SF conventions are mysteriously bad for the teeth. I had one snap off at Novacon way back. Another proved unequal to the struggle with a water-chestnut mere hours before my first onstage appearance as a convention guest in Portland, Oregon. While everyone else was having fun in the bar, hapless Langford was stretched out in another of those torture chairs trying to avoid the deeply philosophical thought: "I am having root canal work at American prices." (The convention, bless them, paid for it.)

Wheeeeeeeeee

Frankly, it's a personal phobia. The nastiest horror story I ever wrote was cribbed directly from bad dreams about bicuspids.
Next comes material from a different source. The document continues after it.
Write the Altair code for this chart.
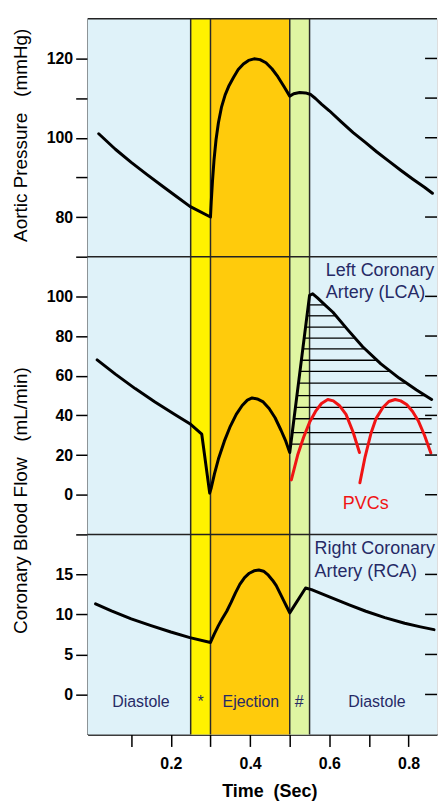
import altair as alt
import pandas as pd
import numpy as np

# ---------------- data ----------------
t_aortic = [0.018, 0.06, 0.10, 0.14, 0.18, 0.215, 0.248, 0.30, 0.302, 0.305, 0.309, 0.314,
            0.32, 0.328, 0.337, 0.347, 0.358, 0.37, 0.383, 0.396, 0.41, 0.425, 0.44, 0.455,
            0.47, 0.485, 0.50, 0.51, 0.525, 0.54, 0.553, 0.565, 0.58, 0.60, 0.63, 0.66,
            0.69, 0.72, 0.75, 0.78, 0.81, 0.84, 0.86]
p_aortic = [101.0, 97.1, 93.8, 90.7, 87.7, 85.1, 82.7, 80.0, 84.0, 89.0, 94.5, 99.5,
            103.8, 107.8, 110.8, 113.2, 115.2, 117.2, 118.6, 119.5, 119.9, 119.7, 118.9, 117.4,
            115.4, 113.0, 110.5, 111.1, 111.4, 111.3, 110.9, 109.9, 108.5, 106.8, 104.0, 101.3,
            98.9, 96.4, 94.1, 91.8, 89.6, 87.5, 86.0]

t_lca = [0.014, 0.06, 0.11, 0.16, 0.21, 0.25, 0.278, 0.298, 0.302, 0.31, 0.32, 0.335,
         0.35, 0.365, 0.38, 0.393, 0.405, 0.418, 0.433, 0.448, 0.463, 0.478, 0.49, 0.50,
         0.55, 0.558, 0.57, 0.59, 0.609, 0.645, 0.684, 0.73, 0.776, 0.82, 0.858]
f_lca = [68, 60.8, 53.5, 46.8, 40.5, 35.5, 30.5, 0.8, 3.5, 10.5, 18, 27,
         34.5, 40.5, 45, 47.7, 48.8, 48.3, 46.8, 43.5, 38.8, 32.5, 27, 21.3,
         100.5, 101.3, 99.2, 95.5, 92, 83.5, 74.6, 66, 58.8, 52.8, 48]

t_pvc1 = [0.504, 0.52, 0.535, 0.55, 0.565, 0.58, 0.596, 0.61, 0.625, 0.642, 0.66, 0.676]
f_pvc1 = [7.5, 20, 29, 36.5, 42, 46, 48, 47.3, 45, 40.5, 31.5, 21.3]
t_pvc2 = [0.677, 0.69, 0.705, 0.718, 0.735, 0.75, 0.766, 0.78, 0.795, 0.81, 0.825, 0.84, 0.856]
f_pvc2 = [6, 19, 31, 38.5, 44, 47, 48, 47.3, 45.5, 42, 37, 30, 21]

t_rca = [0.01, 0.05, 0.10, 0.15, 0.20, 0.248, 0.30, 0.31, 0.32, 0.33, 0.341, 0.352,
         0.363, 0.374, 0.386, 0.398, 0.41, 0.422, 0.434, 0.446, 0.457, 0.466, 0.476, 0.485,
         0.493, 0.50, 0.54, 0.555, 0.60, 0.65, 0.692, 0.74, 0.79, 0.83, 0.864]
f_rca = [11.33, 10.45, 9.45, 8.6, 7.8, 7.1, 6.5, 7.6, 8.6, 9.5, 10.4, 11.5,
         12.7, 13.75, 14.6, 15.15, 15.45, 15.55, 15.4, 14.9, 14.25, 13.6, 12.6, 11.7,
         10.9, 10.2, 13.3, 13.1, 12.2, 11.2, 10.4, 9.6, 8.9, 8.45, 8.1]

hatch_levels = [25.5, 31.3, 38.3, 44.0, 50.0, 56.3, 62.2, 67.8, 73.5, 79.0, 84.5, 90.2, 95.7]

band_start = [0.25, 0.30, 0.50]
band_end = [0.30, 0.50, 0.55]
band_color = ["#FFF200", "#FFCB0C", "#DFF5A2"]
band_edges = [0.25, 0.30, 0.50, 0.55]

phase_labels = ["Diastole", "*", "Ejection", "#", "Diastole"]
phase_t = [0.1246, 0.275, 0.402, 0.524, 0.720]
phase_v = [-0.9, -0.9, -0.9, -0.9, -0.9]

lca_text = ["Left Coronary", "Artery (LCA)"]
lca_text_t = [0.591, 0.591]
lca_text_v = [110.2, 99.2]
rca_text = ["Right Coronary", "Artery (RCA)"]
rca_text_t = [0.5626, 0.5626]
rca_text_v = [17.5, 14.7]
pvc_text = ["PVCs"]
pvc_text_t = [0.634]
pvc_text_v = [-7.0]

NBSP = "\u00a0"
top_title = "Aortic Pressure" + NBSP * 3 + "(mmHg)"
mid_title = "Coronary Blood Flow" + NBSP * 3 + "(mL/min)"
x_title = "Time" + NBSP * 2 + "(Sec)"

top_ticks = [80, 90, 100, 110, 120]
mid_ticks = [0, 20, 40, 60, 80, 100, 120]
bot_ticks = [0, 5, 10, 15, 20]
x_ticks = [0.1, 0.2, 0.3, 0.4, 0.5, 0.6, 0.7, 0.8]

# ---------------- styling ----------------
FONT = "Liberation Sans"
NAVY = "#262A66"
BG = "#DFF2F9"
W = 351
H_TOP, H_MID, H_BOT = 239, 279, 201
XDOM = [-0.01, 0.8716]

xs = alt.Scale(domain=XDOM, nice=False, zero=False)

x_axis_bottom = alt.Axis(
    values=x_ticks, format=".1f",
    labelExpr="round(datum.value*10) % 2 == 0 ? datum.label : ''",
    tickSize=12, tickWidth=1.5, tickColor="black",
    domainColor="black", domainWidth=1.5,
    labelFont=FONT, labelFontSize=16, labelFontWeight="bold", labelColor="black",
    labelPadding=9, labelOverlap=False, labelFlush=False,
    title=None, grid=False,
)


def y_axis(values, expr):
    return alt.Axis(
        values=values, labelExpr=expr,
        tickSize=12, tickWidth=1.5, tickColor="black",
        domainColor="black", domainWidth=1.5,
        labelFont=FONT, labelFontSize=16, labelFontWeight="bold", labelColor="black",
        labelPadding=3, labelOverlap=False, labelFlush=False,
        grid=False, title=None,
    )


def one(**kw):
    return pd.DataFrame({k: [v] for k, v in kw.items()})


def panel(ydom, yaxis, height, line_layers, extra_layers, right_ticks, deco, x_axis=None):
    ys = alt.Scale(domain=ydom, nice=False, zero=False)

    def X(field):
        return alt.X(field, type="quantitative", scale=xs, axis=x_axis)

    def Y(field):
        return alt.Y(field, type="quantitative", scale=ys, axis=yaxis)

    bg = alt.Chart(one(a=0)).mark_rect(color=BG).encode(
        x=alt.value(0), x2=alt.value(W), y=alt.value(0), y2=alt.value(height))
    bands = alt.Chart(pd.DataFrame({"s": band_start, "e": band_end, "c": band_color})).mark_rect().encode(
        x=X("s"), x2="e", color=alt.Color("c:N", scale=None))
    edges = alt.Chart(pd.DataFrame({"t": band_edges})).mark_rule(color="#2b2b2b", strokeWidth=1.5).encode(
        x=X("t"))
    border = alt.Chart(one(a=0)).mark_rule(color="#222222", strokeWidth=1.5).encode(
        x=alt.value(0), x2=alt.value(W), y=alt.value(0))
    rticks = alt.Chart(pd.DataFrame({"v": right_ticks})).mark_rule(color="black", strokeWidth=1.5).encode(
        x=alt.value(W - 12), x2=alt.value(W), y=Y("v"))

    layers = [bg, bands, edges]
    for df, kind, style in line_layers:
        if kind == "hatch":
            layers.append(alt.Chart(df).mark_rule(color="black", strokeWidth=1.3).encode(
                x=X("t1"), x2="t2", y=Y("v")))
        else:
            layers.append(alt.Chart(df).mark_line(strokeCap="round", strokeJoin="round", **style).encode(
                x=X("t"), y=Y("v"), detail="g:N", order="i:Q"))
    for df, style in extra_layers:
        layers.append(alt.Chart(df).mark_text(**style).encode(x=X("t"), y=Y("v"), text="s:N"))
    for text, px, py, style in deco:
        layers.append(alt.Chart(one(s=text)).mark_text(**style).encode(
            x=alt.value(px), y=alt.value(py), text="s:N"))
    layers += [rticks, border]
    return alt.layer(*layers).properties(width=W, height=height)


def line_df(ts, vs, g=0):
    return pd.DataFrame({"t": ts, "v": vs, "g": [g] * len(ts), "i": list(range(len(ts)))})


t_l = np.array(t_lca)
f_l = np.array(f_lca)
i_start = t_lca.index(0.50)
i_peak = t_lca.index(0.558)
rise_t, rise_f = t_l[i_start:i_start + 2], f_l[i_start:i_start + 2]
desc_t, desc_f = t_l[i_peak:], f_l[i_peak:]
lv = np.array(hatch_levels)
hatch_df = pd.DataFrame({
    "v": lv,
    "t1": np.interp(lv, rise_f, rise_t),
    "t2": np.interp(lv, desc_f[::-1], desc_t[::-1]),
})

black = dict(color="black", strokeWidth=3)
red = dict(color="#F01414", strokeWidth=3)

txt_navy = dict(font=FONT, fontSize=18, color=NAVY, align="left", baseline="alphabetic")
txt_phase = dict(font=FONT, fontSize=16, color=NAVY, align="center", baseline="middle")
txt_red = dict(font=FONT, fontSize=18, color="#F01414", align="left", baseline="alphabetic")
ytitle = dict(font=FONT, fontSize=19, color="black", angle=270, align="center", baseline="alphabetic")
xtitle = dict(font=FONT, fontSize=18, fontWeight="bold", color="black", align="center", baseline="alphabetic")

top = panel(
    [70, 130],
    y_axis(top_ticks, "datum.value % 20 == 0 ? datum.label : ''"),
    H_TOP,
    [(line_df(t_aortic, p_aortic), "line", black)],
    [],
    top_ticks,
    [(top_title, -61, 117, ytitle)],
)

pvc_df = pd.concat([line_df(t_pvc1, f_pvc1, 1), line_df(t_pvc2, f_pvc2, 2)], ignore_index=True)
mid = panel(
    [-20, 120],
    y_axis(mid_ticks, "datum.value < 110 ? datum.label : ''"),
    H_MID,
    [(hatch_df, "hatch", None), (line_df(t_lca, f_lca), "line", black), (pvc_df, "line", red)],
    [(pd.DataFrame({"t": lca_text_t, "v": lca_text_v, "s": lca_text}), txt_navy),
     (pd.DataFrame({"t": pvc_text_t, "v": pvc_text_v, "s": pvc_text}), txt_red)],
    mid_ticks[:-1],
    [(mid_title, -61, 245, ytitle)],
)

bot = panel(
    [-5, 20],
    y_axis(bot_ticks, "datum.value < 18 ? datum.label : ''"),
    H_BOT,
    [(line_df(t_rca, f_rca), "line", black)],
    [(pd.DataFrame({"t": rca_text_t, "v": rca_text_v, "s": rca_text}), txt_navy),
     (pd.DataFrame({"t": phase_t, "v": phase_v, "s": phase_labels}), txt_phase)],
    bot_ticks[:-1],
    [(x_title, 183, H_BOT + 63, xtitle)],
    x_axis=x_axis_bottom,
)

chart = alt.vconcat(top, mid, bot, spacing=0, bounds="flush").properties(
    padding={"left": 3, "top": 7, "right": 0, "bottom": 0},
).configure_view(stroke="transparent").configure(font=FONT)

chart.save("out.html", embed_options={"renderer": "svg", "actions": False})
Even the huge pile of harmless teeth accumulated by the Tooth Fairy in Terry Pratchett's Hogfather gave me the creeps on first reading. And I'm trying really hard, while helpless in the dentist's chair, not to think of the story in Christopher Fowler's collection Uncut about a chap with a split tooth who (no don't think about it) slowly discovers the man in the white coat is a lunatic dental impersonator who argh argh argh ...

Wheeeeeeeeee.

Can he really be finished? Rinse, spit, credit card. Stagger into the street, nostalgic for SF stories where teeth are restored by nanotechnological magic. Of course, with my luck I'd get a batch of defective nano that dissolved me into grey goo or restructured my whole head into a single giant molar.


David Langford is haunted by the knowledge, gleaned from The X-Files, that The Tooth Is Out There.